The bad things of it are (for now)

  • low running performance for developing, because the more frameworks or libraries, the worse DYLD performance get;
  • need a lot of utils to maintain pods and their git repos, like auto generate version, auto update Podfile etc.

So, this function should depend on the situation of your team and your project. ;)

For small-sized teams, I would like to recommend the monorepo format for your components. This means you can place all your components in one Git repository but in different folders and create a .podspec for each of them. Then, you can manage them using Git branches instead of publishing them one by one. At the same time, all the code is separated by Cocoapods, which cannot access each other between pods.

For large-sized teams, if you have a chain of tools and utilities to build pods and publish them, and have an integration tool to put them together into a main project, then you can use the multi-repo format to manage your pods.

  • Module

    Modules should register into the ModuleManager when app started.

    if let url = Bundle.main.url(forResource: "ModulesRegistery", withExtension: ".plist") {
        try! ModuleManager.default.registerModules(withConfigFilePath: url)
    }

    The register .plist file contains an array of class names, which implement module's protocol, like:

    // in public protocol pod:
    public extension ModuleIdentifier {
        static let auth: ModuleIdentifier = "com.klein.module.auth"
    }
    
    public protocol AuthServiceProtocol {
        func authenticate(completion: @escaping (User) -> ()) throws
    }
    
    // in private pod:
    class AuthModule: ModuleProtocol, AuthServiceProtocol {
        static var moduleIdentifier: ModuleIdentifier {
            return .auth
        }
        required init() { }
        
        func moduleDidLoad(with manager: ModuleManager) {}
        
        func authenticate(completion: @escaping (User) -> ()) throws {
            // do your work
        }
    }
    
    // in .plist
    array:
      Auth.AuthModule,
      ...

    Call other module's method like

    guard let authModule = try? self.moduleManager?.bridge.resolve(.auth) as? AuthServiceProtocol 
    else {
        fatalError()
    }
    authModule.authenticate(completion: { user in
        print(user)
    })
  • Navigation

    TBA

  • Initiator

    When some modules should do some work at the start process, you will need Initiator and regitster you opartion in it.

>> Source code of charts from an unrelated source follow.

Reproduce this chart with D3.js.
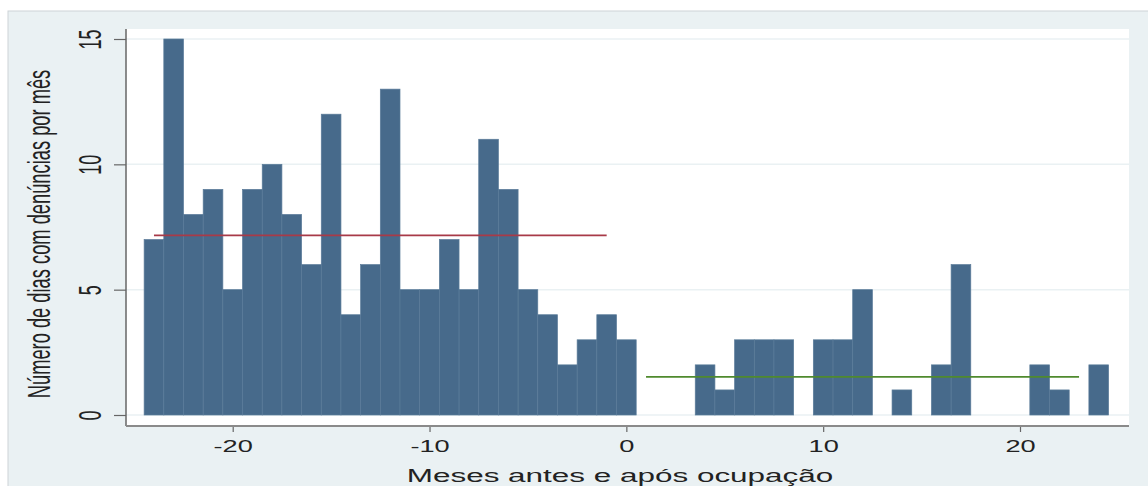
<!DOCTYPE html>
<html>
<head>
<meta charset="utf-8">
<script src="https://cdn.jsdelivr.net/npm/d3@7"></script>
<style>
body { margin: 0; background: #fff; }
text { font-family: "Liberation Sans", Arial, sans-serif; fill: #222; }
</style>
</head>
<body>
<div id="chart"></div>
<script>
var w = 1148;
var h = 486;

// months before / after occupation
var months = [-24, -23, -22, -21, -20, -19, -18, -17, -16, -15, -14, -13, -12,
              -11, -10, -9, -8, -7, -6, -5, -4, -3, -2, -1, 0,
              1, 2, 3, 4, 5, 6, 7, 8, 9, 10, 11, 12, 13, 14, 15, 16,
              17, 18, 19, 20, 21, 22, 23, 24];
// days with reports per month
var days = [7, 15, 8, 9, 5, 9, 10, 8, 6, 12, 4, 6, 13,
            5, 5, 7, 5, 11, 9, 5, 4, 2, 3, 4, 3,
            0, 0, 0, 2, 1, 3, 3, 3, 0, 3, 3, 5, 0, 1, 0, 2,
            6, 0, 0, 0, 2, 1, 0, 2];

var xTicks = [-20, -10, 0, 10, 20];
var yTicks = [0, 5, 10, 15];

// mean lines: before (-24..-1) and after (1..23)
var periods = [
    {from: -24, to: -1, color: '#a83a48'},
    {from: 1, to: 23, color: '#4f8a2e'}
];

var xTitle = 'Meses antes e após ocupação';
var yTitle = 'Número de dias com denúncias por mês';

var sx = 1.7;   // the picture is stretched sideways

var svg = d3.select('#chart')
            .append('svg')
            .attr('width', w)
            .attr('height', h);

// outer graph region
svg.append('rect')
   .attr('x', 8).attr('y', 11)
   .attr('width', w).attr('height', h)
   .style('fill', '#eaf1f3')
   .style('stroke', '#cdd4d7');

// plot region
var pLeft = 126, pRight = 1129, pTop = 29, pBottom = 426;
svg.append('rect')
   .attr('x', pLeft).attr('y', pTop)
   .attr('width', pRight - pLeft).attr('height', pBottom - pTop)
   .style('fill', '#fff');

var x = d3.scaleLinear()
          .domain([-20, 20])
          .range([232.7, 1020]);

var y = d3.scaleLinear()
          .domain([0, 15])
          .range([415, 39]);

// grid
svg.append('g')
   .selectAll('line')
   .data(yTicks)
   .enter()
   .append('line')
   .attr('x1', pLeft).attr('x2', pRight)
   .attr('y1', function(d) { return y(d); })
   .attr('y2', function(d) { return y(d); })
   .style('stroke', '#eaf1f3')
   .style('stroke-width', 1.5);

var data = months.map(function(m, i) { return {m: m, v: days[i]}; });

svg.append('g')
   .selectAll('rect')
   .data(data.filter(function(d) { return d.v > 0; }))
   .enter()
   .append('rect')
   .attr('x', function(d) { return x(d.m - 0.5); })
   .attr('width', function(d) { return x(d.m + 0.5) - x(d.m - 0.5); })
   .attr('y', function(d) { return y(d.v); })
   .attr('height', function(d) { return y(0) - y(d.v); })
   .style('fill', '#476a8b')
   .style('stroke', '#5a7b99')
   .style('stroke-width', 0.7);

// mean lines
periods.forEach(function(p) {
    var sel = data.filter(function(d) { return d.m >= p.from && d.m <= p.to; });
    var mean = d3.mean(sel, function(d) { return d.v; });
    svg.append('line')
       .attr('x1', x(p.from)).attr('x2', x(p.to))
       .attr('y1', y(mean)).attr('y2', y(mean))
       .style('stroke', p.color)
       .style('stroke-width', 1.6);
});

// y axis
var yAxis = d3.axisLeft(y)
              .tickValues(yTicks)
              .tickSize(12)
              .tickSizeOuter(0)
              .tickFormat(function(d) { return String(d); });
var gy = svg.append('g')
            .attr('transform', 'translate(' + pLeft + ',0)')
            .call(yAxis);
gy.select('.domain').remove();
gy.selectAll('.tick line').style('stroke', '#666').style('stroke-width', 1.2);
gy.selectAll('.tick text')
  .attr('x', null).attr('dy', null)
  .attr('transform', 'translate(-25,0) scale(' + sx + ',1) rotate(-90)')
  .attr('text-anchor', 'middle')
  .style('font-size', '18px')
  .style('fill', '#222');
svg.append('line')
   .attr('x1', pLeft).attr('x2', pLeft)
   .attr('y1', pTop).attr('y2', pBottom)
   .style('stroke', '#666')
   .style('stroke-width', 1.5);

// x axis
var xAxis = d3.axisBottom(x)
              .tickValues(xTicks)
              .tickSize(6)
              .tickSizeOuter(0)
              .tickFormat(function(d) { return String(d); });
var gx = svg.append('g')
            .attr('transform', 'translate(0,' + pBottom + ')')
            .call(xAxis);
gx.select('.domain').remove();
gx.selectAll('.tick line').style('stroke', '#666').style('stroke-width', 1.2);
gx.selectAll('.tick text')
  .attr('y', null).attr('dy', null)
  .attr('transform', 'translate(0,26) scale(' + sx + ',1)')
  .attr('text-anchor', 'middle')
  .style('font-size', '16px')
  .style('fill', '#222');
svg.append('line')
   .attr('x1', pLeft).attr('x2', pRight)
   .attr('y1', pBottom).attr('y2', pBottom)
   .style('stroke', '#8a8a8a')
   .style('stroke-width', 2);

// titles
svg.append('text')
   .attr('transform', 'translate(620,482) scale(' + sx + ',1)')
   .attr('text-anchor', 'middle')
   .style('font-size', '18.5px')
   .text(xTitle);

svg.append('text')
   .attr('transform', 'translate(49.5,234) scale(' + sx + ',1) rotate(-90)')
   .attr('text-anchor', 'middle')
   .style('font-size', '18.3px')
   .text(yTitle);
</script>
</body>
</html>
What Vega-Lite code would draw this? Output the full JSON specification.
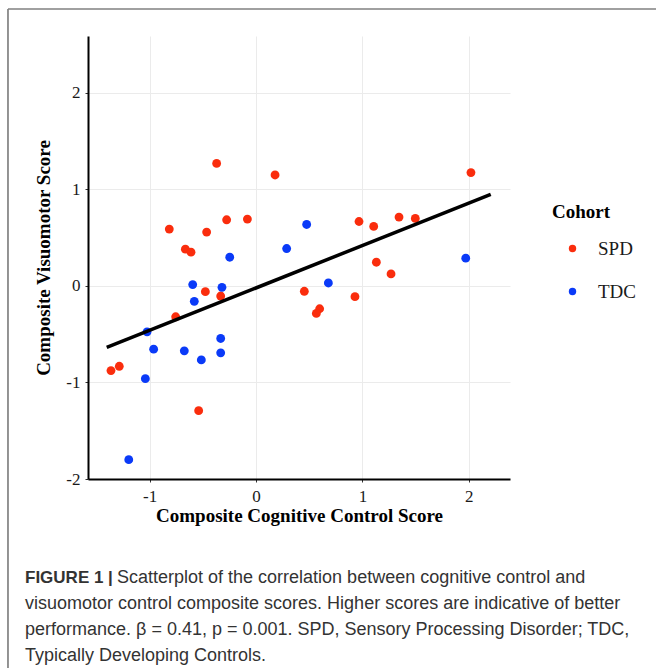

    // defined in framework
    public protocol ModuleInitiatorProtocol {
        static var identifier: String { get }
        static var operation: Initiator.Operation { get }
        static var priority: Initiator.Priority { get }
        static var dependencies: [String] { get }
    }
    
    // implement in pod repo
    extension AuthModule: ModuleInitiatorProtocol {
        static var identifier: String { moduleIdentifier }
        static var priority: Initiator.Priority { .high }
        static var dependencies: [String] { [ModuleIdentifier.application] }
        static var operation: Initiator.Operation {
            return {
                // do something
            }
        }
    }  

Tools and Kits

  • Custom extensions and categories.
  • UI relevant class for easy accessing global UI settings.
  • Logger API, default to write in system console, you can customize the action and record messages somewhere else.

Almost done >w<!

TODO

  • Networking: cache, origin data transform to Model or View's data, priority of request.
  • Mock of API's response.
  • Download and upload functions in API manager.
  • Persistance: transform data to model or View's data after query.(don't need it now, using Realm)
  • Animations, Tools and Kits: TextKit like YYText, etc. (SwiftyArchitecture won't provide those utilities, because base shouldn't have to.)
  • Refactoring, more functional and reative. Considering to use Rx or ReactiveSwift. Fully use genericity.
  • Modulize of componentization usage. Router.
  • Full Swift concurrency API support.

License

All the source code is published under the MIT license. See LICENSE file for details.